C'était un homme très intelligent, très pieux et astucieux. Il savait aussi mener sa captivité avec astuce. Parfois, il envoyait des messages cachés dans le linge; et ainsi il réussissait à guider l'Eglise, à travers le linge! Et c'est une belle chose: c'est un homme intelligent, astucieux et qui veut mener à bien la tâche de gouverner que le Seigneur lui avait confiée, cela est beau.

Il était aussi un homme de charité, comme il l'a montré ensuite, dans un contexte différent, envers ses persécuteurs: tout en dénonçant sans ménagement leurs erreurs et abus, il a cherché à maintenir ouvert avec eux un canal de dialogue et surtout, il a toujours offert son pardon. Jusqu'à accorder l'hospitalité dans les Etats de l'Eglise, après la restauration, précisément aux membres de la famille de ce Napoléon qui, quelques années plus tôt, l'avait fait emprisonner et demandant pour lui, désormais vaincu, un traitement clément dans la captivité. Un grand personnage!

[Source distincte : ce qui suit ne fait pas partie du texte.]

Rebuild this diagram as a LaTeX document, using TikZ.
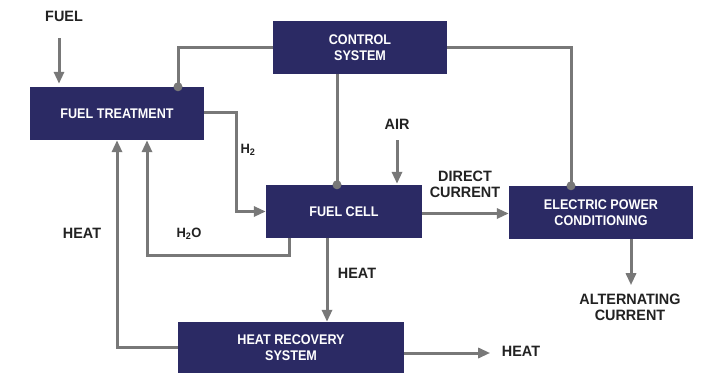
\documentclass[tikz,border=0pt]{standalone}
\usepackage{fontspec}
\setmainfont{Liberation Sans}
\newfontfamily\boxfont{Liberation Sans}[FakeStretch=0.9]
\newfontfamily\lblfont{Liberation Sans}[FakeStretch=0.96]
\usetikzlibrary{arrows.meta}
\definecolor{navy}{HTML}{2B2A64}
\definecolor{linegray}{HTML}{787878}
\definecolor{txt}{HTML}{222222}
\tikzset{
  blk/.style={fill=navy, draw=none, text=white, align=center, inner sep=0pt,
    font=\boxfont\bfseries\fontsize{14}{15.5}\selectfont},
  lbl/.style={text=txt, align=center, inner sep=0pt,
    font=\lblfont\bfseries\fontsize{15}{18}\selectfont},
  conn/.style={draw=linegray, line width=3pt},
  arr/.style={conn, -{Triangle[length=12pt,width=10pt]}},
  jdot/.style={fill=linegray}
}
\begin{document}
\begin{tikzpicture}[x=1pt,y=-1pt]
\useasboundingbox[fill=white] (0,0) rectangle (720,375);
% blocks
\node[blk, minimum width=174pt, minimum height=53pt] (ft) at (117,113.5) {FUEL TREATMENT};
\node[blk, minimum width=174pt, minimum height=53pt] (cs) at (360,47.5) {CONTROL\\[0.5pt]SYSTEM};
\node[blk, minimum width=156pt, minimum height=53pt] (fc) at (344,211.5) {FUEL CELL};
\node[blk, minimum width=184pt, minimum height=53pt] (epc) at (601,212.5) {ELECTRIC POWER\\CONDITIONING};
\node[blk, minimum width=226pt, minimum height=51pt] (hr) at (291,347.5) {HEAT RECOVERY\\SYSTEM};
% labels
\node[lbl] (lfuel) at (64,16.5) {FUEL};
\node[lbl] (lair) at (397,124) {AIR};
\node[lbl] (ldc) at (465,184) {DIRECT\\[-2pt]CURRENT};
\node[lbl, font=\lblfont\bfseries\fontsize{13.5}{15}\selectfont] (lh2) at (248,150) {H\textsubscript{2}};
\node[lbl, font=\lblfont\bfseries\fontsize{13.5}{15}\selectfont] (lh2o) at (189,234) {H\textsubscript{2}O};
\node[lbl] (lheatl) at (82,233) {HEAT};
\node[lbl] (lheatm) at (357,273) {HEAT};
\node[lbl] (lac) at (630,307) {ALTERNATING\\[-2pt]CURRENT};
\node[lbl] (lheatr) at (521,351) {HEAT};
% coordinates
\coordinate (ftdot) at ([xshift=61pt]ft.north);
\coordinate (fcdot) at ([xshift=-7pt]fc.north);
\coordinate (epcdot) at ([xshift=-30pt]epc.north);
\coordinate (fuelin) at (59,38);
\coordinate (airin) at (397,140);
% control lines
\draw[conn] (cs.west) -| (ftdot);
\draw[conn] (cs.south -| fcdot) -- (fcdot);
\draw[conn] (cs.east) -| (epcdot);
\fill[jdot] (ftdot) circle (4.5pt);
\fill[jdot] (fcdot) circle (4.5pt);
\fill[jdot] (epcdot) circle (4.5pt);
% flows
\draw[arr] (fuelin) -- ([xshift=-58pt,yshift=3pt]ft.north);
\draw[arr] ([yshift=1.5pt]ft.east) -- ++(32,0) |- (fc.west);
\draw[arr] ([xshift=-55pt]fc.south) -- ++(0,17.5) -| ([xshift=30pt]ft.south);
\draw[arr] (hr.west) -| (ft.south);
\draw[arr] ([xshift=-17pt]fc.south) -- ([xshift=-17pt]fc.south |- hr.north);
\draw[arr] (airin) -- ([xshift=53pt,yshift=1pt]fc.north);
\draw[arr] ([yshift=-2pt]fc.east) -- ([yshift=-2pt]fc.east -| epc.west);
\draw[arr] ([xshift=30pt]epc.south) -- ++(0,46);
\draw[arr] ([yshift=-5.5pt]hr.east) -- ++(86,0);
\end{tikzpicture}
\end{document}
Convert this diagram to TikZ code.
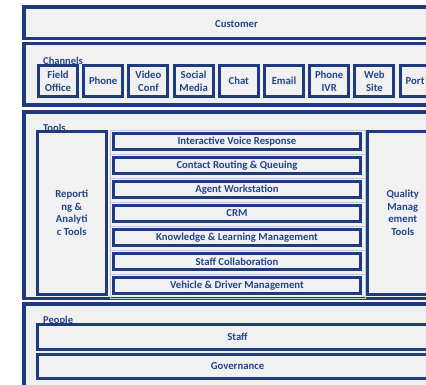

Chers frères et sœurs, nombreuses sont les valeurs auxquelles nous appelle le souvenir du Serviteur de Dieu Pie VII: l'amour de la vérité, l'unité, le dialogue, l'attention aux derniers, le pardon, la recherche tenace de la paix, et cette astuce évangélique que le Seigneur nous recommande. Il nous fera du bien de les méditer, de les faire nôtres et d’en témoigner, pour que dans nos communautés et en nous-mêmes croissent le style de douceur et la disponibilité au sacrifice. Mais cela ne veut pas dire que nous sommes stupides, non, ce n'est pas de la mansuétude. Mansuétude oui, mais astucieux comme le Seigneur nous le recommande. Simples comme la colombe mais astucieux comme le serpent.